Voters in Wisconsin decided to retain Scott Walker as their governor. Last year Walker’s job security was in doubt because he dared to take on public sector unions. In the end Walker was rehired by voters perhaps because he signed legislation that reduced the size of the state budget deficit and limited the collective bargaining rights of government workers in Wisconsin. In San Diego voters scrapped the city’s defined benefit pension plan for city workers and replaced it with a defined contribution (similar to a 401k) plan for most new hires. San Diegans were apparently frustrated by city government officials who repeatedly increased pension benefits for workers without finding a way to pay for higher compensation. Pension reform also passed by a wide margin in San Jose, California, where the cost of pensions for city workers have also soared. In San Jose government workers will either have to contribute more for their generous defined benefit pension plan or can opt in to a less generous plan.
Wisconsin, San Diego and San Jose are not generally considered places that are hostile to unions, but the message from voters to politicians seems clear. Voters are uncomfortable with politicians receiving political and financial support from public sector unions and then negotiating for union contracts with those same unions. Voters perceive that they are paying too much for the total compensation (including pension and health care benefits) of government workers. The data indicate that the voters are probably correct.
It is difficult to directly compare the wages and salaries of government and private sector workers. However, it makes economic (and common) sense that workers are much less likely to quit a job for which they are relatively overpaid.
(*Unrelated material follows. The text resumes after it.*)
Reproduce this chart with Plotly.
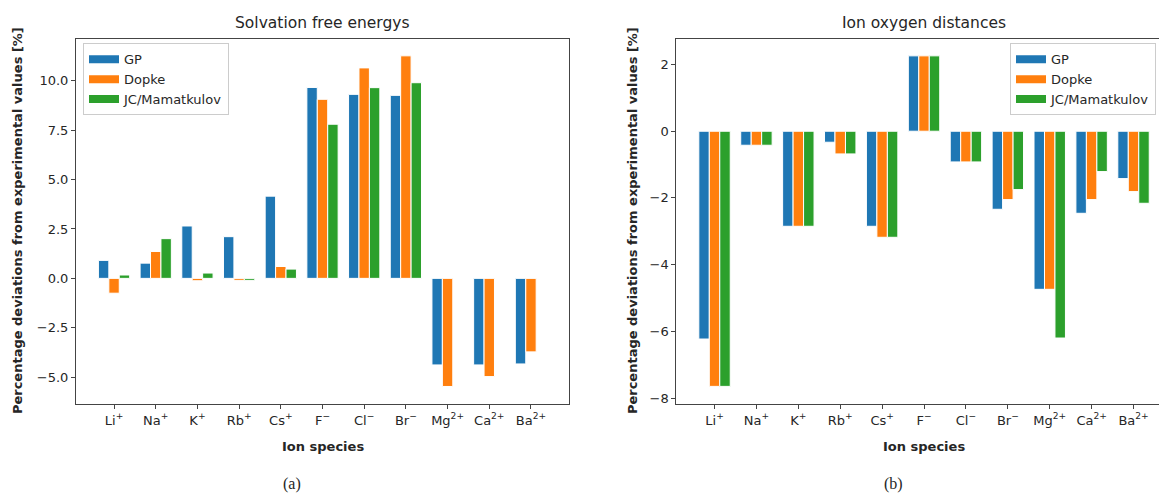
import plotly.graph_objects as go

ions = ["Li<sup>+</sup>", "Na<sup>+</sup>", "K<sup>+</sup>", "Rb<sup>+</sup>", "Cs<sup>+</sup>",
        "F<sup>−</sup>", "Cl<sup>−</sup>", "Br<sup>−</sup>",
        "Mg<sup>2+</sup>", "Ca<sup>2+</sup>", "Ba<sup>2+</sup>"]
series_names = ["GP", "Dopke", "JC/Mamatkulov"]

# Solvation free energies: percentage deviations
solv_gp = [0.91, 0.77, 2.65, 2.11, 4.16, 9.66, 9.31, 9.26, -4.38, -4.38, -4.33]
solv_dopke = [-0.75, 1.36, -0.12, -0.1, 0.60, 9.06, 10.65, 11.26, -5.47, -4.97, -3.72]
solv_jc = [0.17, 2.01, 0.27, -0.1, 0.47, 7.80, 9.65, 9.90, None, None, None]

# Ion-oxygen distances: percentage deviations
dist_gp = [-6.23, -0.42, -2.85, -0.33, -2.85, 2.26, -0.92, -2.34, -4.74, -2.46, -1.42]
dist_dopke = [-7.65, -0.42, -2.85, -0.68, -3.18, 2.26, -0.92, -2.05, -4.74, -2.05, -1.81]
dist_jc = [-7.65, -0.42, -2.85, -0.68, -3.18, 2.26, -0.92, -1.75, -6.20, -1.21, -2.16]

colors = ["#1f77b4", "#ff7f0e", "#2ca02c"]

W, H = 1159, 494
def px(x):
    return x / W
def py(y):
    return 1 - y / H

FONT = "DejaVu Sans"
AX = "#444444"
TXT = "#262626"

fig = go.Figure()

for vals, name, c in zip([solv_gp, solv_dopke, solv_jc], series_names, colors):
    fig.add_trace(go.Bar(x=ions, y=vals, name=name, marker=dict(color=c, line=dict(color="white", width=1)),
                         xaxis="x", yaxis="y", showlegend=False, offsetgroup=name))
for vals, name, c in zip([dist_gp, dist_dopke, dist_jc], series_names, colors):
    fig.add_trace(go.Bar(x=ions, y=vals, name=name, marker=dict(color=c, line=dict(color="white", width=1)),
                         xaxis="x2", yaxis="y2", showlegend=False, offsetgroup=name))

# legend entries (matplotlib-like wide patches)
for leg, xa, ya in [("legend", "x", "y"), ("legend2", "x2", "y2")]:
    for name, c in zip(series_names, colors):
        fig.add_trace(go.Scatter(x=[None], y=[None], mode="lines", name=name,
                                 line=dict(color=c, width=8), legend=leg, xaxis=xa, yaxis=ya,
                                 showlegend=True))

ydom = [py(405.7), py(39)]
common_x = dict(showline=True, linecolor=AX, linewidth=1, ticks="outside", ticklen=4, tickcolor=AX,
                tickwidth=1, showgrid=False, zeroline=False, mirror=True,
                tickfont=dict(family=FONT, size=13, color=TXT), type="category")
common_y = dict(showline=True, linecolor=AX, linewidth=1, ticks="outside", ticklen=4, tickcolor=AX,
                tickwidth=1, showgrid=False, zeroline=False,
                tickfont=dict(family=FONT, size=13, color=TXT))

fig.update_layout(
    width=W, height=H, margin=dict(l=0, r=0, t=0, b=0),
    paper_bgcolor="white", plot_bgcolor="white",
    barmode="group", bargap=0.25, bargroupgap=0,
    font=dict(family=FONT, size=13, color=TXT),
    xaxis=dict(domain=[px(76), px(569)], range=[-0.9125, 10.9125], anchor="y", **common_x),
    yaxis=dict(domain=ydom, range=[-6.36, 12.12], dtick=2.5, tick0=0, tickformat=".1f",
               mirror=True, anchor="x", **common_y),
    xaxis2=dict(domain=[px(676.3), 1.0], range=[-0.9125, 10.608], anchor="y2", **common_x),
    yaxis2=dict(domain=ydom, range=[-8.18, 2.77], dtick=2, tick0=0, tickformat="d",
                mirror=False, anchor="x2", **common_y),
    legend=dict(x=px(83), y=py(43.5), xanchor="left", yanchor="top",
                bgcolor="rgba(255,255,255,0.8)", bordercolor="#cccccc", borderwidth=1,
                font=dict(family=FONT, size=13, color=TXT)),
    legend2=dict(x=px(1010), y=py(43.5), xanchor="left", yanchor="top",
                 bgcolor="rgba(255,255,255,0.8)", bordercolor="#cccccc", borderwidth=1,
                 font=dict(family=FONT, size=13, color=TXT)),
)

ann = []
def add_text(text, x, y, size, angle=0, family=FONT, bold=False):
    ann.append(dict(text=("<b>%s</b>" % text) if bold else text, x=px(x), y=py(y),
                    xref="paper", yref="paper", showarrow=False, textangle=angle,
                    xanchor="center", yanchor="middle",
                    font=dict(family=family, size=size, color=TXT)))

add_text("Solvation free energys", 322.5, 23, 15.5)
add_text("Ion oxygen distances", 923.7, 23, 15.5)
add_text("Ion species", 322.5, 448, 13, bold=True)
add_text("Ion species", 923.7, 448, 13, bold=True)
add_text("Percentage deviations from experimental values [%]", 17, 222, 13, angle=-90, bold=True)
add_text("Percentage deviations from experimental values [%]", 632, 222, 13, angle=-90, bold=True)
add_text("(a)", 291.5, 486, 16, family="Liberation Serif")
add_text("(b)", 893, 486, 16, family="Liberation Serif")
fig.update_layout(annotations=ann)

fig.write_html("out.html")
The following chart compares the quit rates for state and federal government employees to private sector workers in the information, business services, education, health care and financial services sectors. This comparison is more appropriate than comparing government employees to private sector workers, overall, because government employees are primarily white-collar workers whose next best private sector opportunities would be in these sectors. The chart clearly shows that quit rates in the public sector are only about one-third the rate of comparable workers in the private sector.
Government workers don’t quit their jobs because their compensation, including pension and health benefits, is higher than they would receive for comparable work in the private sector. Protests from public sector unions are to be expected because no workers, even those who are relatively overpaid, want to make concessions to management. We will have an indication that the pension and collective bargaining reforms have gone too far if quit rates in government jobs increase above those in comparable private sector jobs, and government agencies receive fewer applications per job opening than their counterparts in the private sector. Until that happens voters can be assured that public sector wages and benefits are high enough to attract and retain workers.
Public sector unions, which were virtually nonexistent 50 years ago, are the last stronghold of the American labor movement. Private sector unionization rates have dropped well below 10% and members of public sector unions outnumber private sector union members. The elections yesterday dealt quite a blow to organized labor which was unable to sway public opinion. Unions desperately wanted to oust the Wisconsin governor and members of the state Senate who neutered their ability to collectively bargain for compensation. Expect more governors and state legislatures to follow Wisconsin’s lead, and other cities to follow San Diego and San Jose and reduce the compensation and benefits of state and local government employees.